Equations (23) and (24) give the unified backflow power for the SPS- and the DPS-controlled TABs, and the 3D plot is shown in Figure 11.

$$p_{bs} =\frac{P_{bS}}{P_{max}}={\left[D_m\right]}^2$$

(23)

$$p_{bd} =\frac{P_{bD}}{P_{max}}={\left[D_m-D\right]}^2$$

(24)

Figure 11 shows the 3D plot of the unified backflow power based on Equations (23) and (24) for the SPS- and the DPS-controlled TAB converters, respectively. It is seen that when the inner phase shift ratio is zero ($D=0$), the backflow power is the same for both the SPS- and the DPS-controlled TABs. However, as the inner phase shift gradually increases, the unified backflow power for the DPS-controlled TAB decreases until the point where the inner phase shift equals the outer phase shift ($D=D_m$), at which point the unified power equals zero (backflow power is eliminated). This is evident from Equation (24). Moreover, when $D>D_m$, the unified backflow power is zero. The unified backflow power with respect to the SPS control maintains an exponential nature, regardless of the value of the inner phase shift ratio. This form only changes when $D_m=0$, at which the converter is systematically turned off.

Table 4. Summary of comparison results.

Property	SPS	DPS
Switching	Diagonal switch sets (Q1 and Q4, and Q2 and Q3) are in phase and can be switched (controlled) from a single switch controller, as shown in Figure 2. The SPS control scheme is easy to implement.	Diagonal switch sets are not in phase (have a phase difference equal to the internal (added) phase shift angle). Each switch is controlled by a separate controller as shown in Figure 3. This control scheme is relatively difficult to implement.
Transformer voltage	They are square voltage waveforms, and the voltage of the secondary and tertiary are phase-shifted from the primary by ${\delta }_1$ and ${\delta }_2$, respectively. Based on the FFT, the waves are less sinusoidal when compared to the DPS, and this will lead to more harmonics.	The voltages are of a three-level step waveform, and the voltage of the secondary and tertiary are phase-shifted from the primary by ${\delta }_1$ and ${\delta }_2$, respectively. Based on the FFT, the waves are more sinusoidal when compared to the SPS, and thus have fewer harmonics.
Transformer current	The current waveforms are far from being sinusoidal, and this will lead to more harmonics and thus more system loss.	The current waveforms are close to being sinusoidal, and therefore fewer harmonics and thus less system loss.
Maximum current	The same as that for the DPS when $k=1$, and greater when $k\ne 1$	The same as that for the SPS when $k=1$, and less when $k\ne 1$.
Power at the different ports	For the ports, when the internal phase shift ratio equals zero $(D=0)$, regardless of the value of the external phase shift ratio $\left(D_{\mathrm{m}}\right)$, the power processed is the same as that for the DPS.	As $D$ increases, the power processed reduces, while that for the SPS is unaffected.
Backflow power	The backflow power increases exponentially with increase in the external phase shift $\left(D_{\mathrm{m}}\right)$. It gets to a maximum at $D_{\mathrm{m}}=1$, and it is only zero at $D_{\mathrm{m}}=0$ (at which point the converter is off).	When $D=0$, the backflow power is the same as that for the SPS control, but as $D$ increases, the backflow power reduces. When $D\ge D_{\mathrm{m}}$, the backflow power is eliminated.

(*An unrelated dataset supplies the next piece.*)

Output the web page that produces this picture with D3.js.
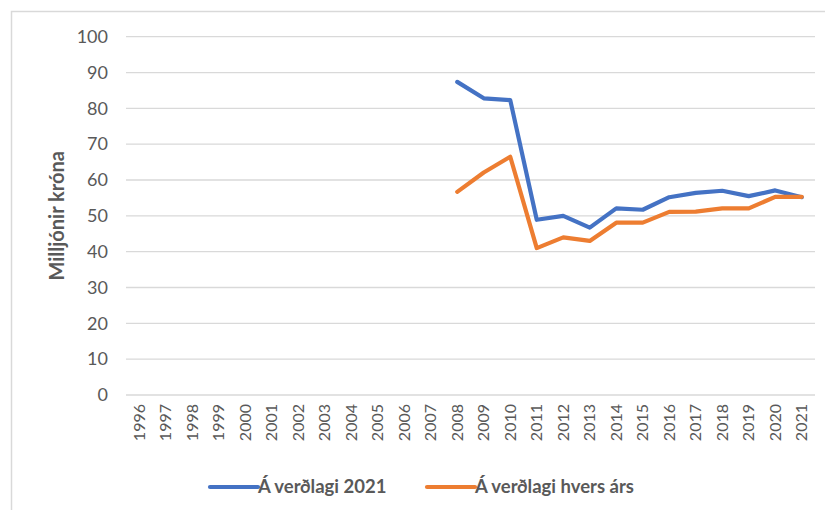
<!DOCTYPE html>
<html>
<head>
<meta charset="utf-8">
<script src="https://cdn.jsdelivr.net/npm/d3@7"></script>
<style>
  body { margin: 0; background: #fff; }
  text { font-family: Lato, "Open Sans", sans-serif; fill: #595959; }
</style>
</head>
<body>
<div id="container"></div>
<script>
/** CONSTANTS AND GLOBALS */
const width = 825,
  height = 510,
  margin = { top: 36.7, bottom: 115, left: 126, right: 10 };

// data (millions of krónur)
const years = d3.range(1996, 2022).map(String);
const yTicks = [0, 10, 20, 30, 40, 50, 60, 70, 80, 90, 100];
const seriesNames = ["Á verðlagi 2021", "Á verðlagi hvers árs"];
const seriesColors = ["#4472C4", "#ED7D31"];
const dataYears = ["2008", "2009", "2010", "2011", "2012", "2013", "2014",
  "2015", "2016", "2017", "2018", "2019", "2020", "2021"];
const fixedPrices = [87.4, 82.8, 82.3, 48.9, 50.0, 46.7, 52.1, 51.7, 55.2, 56.4, 57.0, 55.5, 57.1, 55.2];
const currentPrices = [56.7, 62.1, 66.5, 41.0, 44.0, 43.0, 48.1, 48.1, 51.1, 51.2, 52.1, 52.1, 55.3, 55.3];

let svg;

init();

/** INITIALIZING FUNCTION */
function init() {
  svg = d3.select("#container")
    .append("svg")
    .attr("width", width)
    .attr("height", height);

  // chart area border (top and left edges visible)
  svg.append("path")
    .attr("d", `M11.5,${height} V11.5 H${width}`)
    .attr("fill", "none")
    .attr("stroke", "#d9d9d9")
    .attr("stroke-width", 1.5);

  const x = d3.scaleBand()
    .domain(years)
    .range([margin.left, 815]);

  const y = d3.scaleLinear()
    .domain([0, 100])
    .range([395, margin.top]);

  // gridlines
  svg.append("g")
    .selectAll("line")
    .data(yTicks)
    .join("line")
    .attr("x1", margin.left)
    .attr("x2", 815)
    .attr("y1", d => y(d))
    .attr("y2", d => y(d))
    .attr("stroke", "#d9d9d9")
    .attr("stroke-width", 1.3);

  // y axis labels
  const yAxis = svg.append("g")
    .attr("transform", `translate(${margin.left - 18},0)`)
    .call(d3.axisLeft(y).tickValues(yTicks).tickSize(0).tickPadding(0));
  yAxis.select(".domain").remove();
  yAxis.selectAll("text")
    .style("font-size", "18px")
    .attr("fill", "#595959");

  // x axis labels, rotated
  const xAxis = svg.append("g")
    .attr("transform", `translate(0,${y(0)})`)
    .call(d3.axisBottom(x).tickSize(0));
  xAxis.select(".domain").remove();
  xAxis.selectAll("text")
    .style("font-size", "16px")
    .attr("fill", "#595959")
    .attr("transform", "rotate(-90)")
    .attr("text-anchor", "end")
    .attr("x", -9)
    .attr("y", 0)
    .attr("dy", "0.35em");

  // y axis title
  svg.append("text")
    .attr("transform", `translate(64,${(y(0) + y(100)) / 2}) rotate(-90)`)
    .attr("text-anchor", "middle")
    .style("font-size", "20px")
    .style("font-weight", "bold")
    .text("Milljónir króna");

  // lines
  const seriesValues = [fixedPrices, currentPrices];
  const line = d3.line()
    .x((d, i) => x(dataYears[i]) + x.bandwidth() / 2)
    .y(d => y(d));

  svg.append("g")
    .selectAll("path")
    .data(seriesValues)
    .join("path")
    .attr("d", d => line(d))
    .attr("fill", "none")
    .attr("stroke", (d, i) => seriesColors[i])
    .attr("stroke-width", 4.2)
    .attr("stroke-linejoin", "round")
    .attr("stroke-linecap", "round");

  // legend
  const legendX = [210, 427];
  const legend = svg.append("g")
    .selectAll("g")
    .data(seriesNames)
    .join("g")
    .attr("transform", (d, i) => `translate(${legendX[i]},487)`);

  legend.append("line")
    .attr("x1", 0)
    .attr("x2", 48)
    .attr("stroke", (d, i) => seriesColors[i])
    .attr("stroke-width", 4.2)
    .attr("stroke-linecap", "round");

  legend.append("text")
    .attr("x", 48)
    .attr("dy", "0.35em")
    .style("font-size", "18.5px")
    .style("font-weight", "bold")
    .text(d => d);
}
</script>
</body>
</html>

gives a summary of the comparison results.

4. Conclusions

This paper has presented a comparative analysis between the SPS control and the DPS control schemes when applied to the TAB converter. This comparative study has taken into account the switching cycle, the shape of the transformer voltage and currents, the maximum instantaneous current at different voltage conversion ratios, the unified powers at the different ports, and, finally, the backflow power (also referred to as the “reactive power” by some authors) present in the converter. Regarding the shape of the transformer voltages and currents, the DPS technique produces close-to-sinusoidal waves compared to the SPS control, which would contain fewer harmonics and thus less iron loss in the magnetic circuit. Moreover, good sinusoids will produce lesser eddy currents and hysteresis loss. For the maximum possible current at any given phase shift ratio, it is seen that the SPS control scheme will always lead to greater instantaneous currents compared to the DPS control scheme, except for when the voltage conversion ratio equals one. Greater current will imply more stress on the converter, especially on the semiconductor switches and the high-frequency magnetic circuit. For the unified powers at the different ports, it is observed that the power processed at the different ports under the SPS control scheme is always greater than that under the DPS control scheme, except when the inner phase shift (D) is zero. For the backflow power, the SPS will always lead to greater backflow power compared to the DPS, unless the inner phase shift equals zero. Furthermore, under certain constraints, the backflow power can be eliminated from the TAB converter using the DPS switching technique. In brief, the DPS would be preferable for efficiency optimization, while the SPS would be preferable for greater power.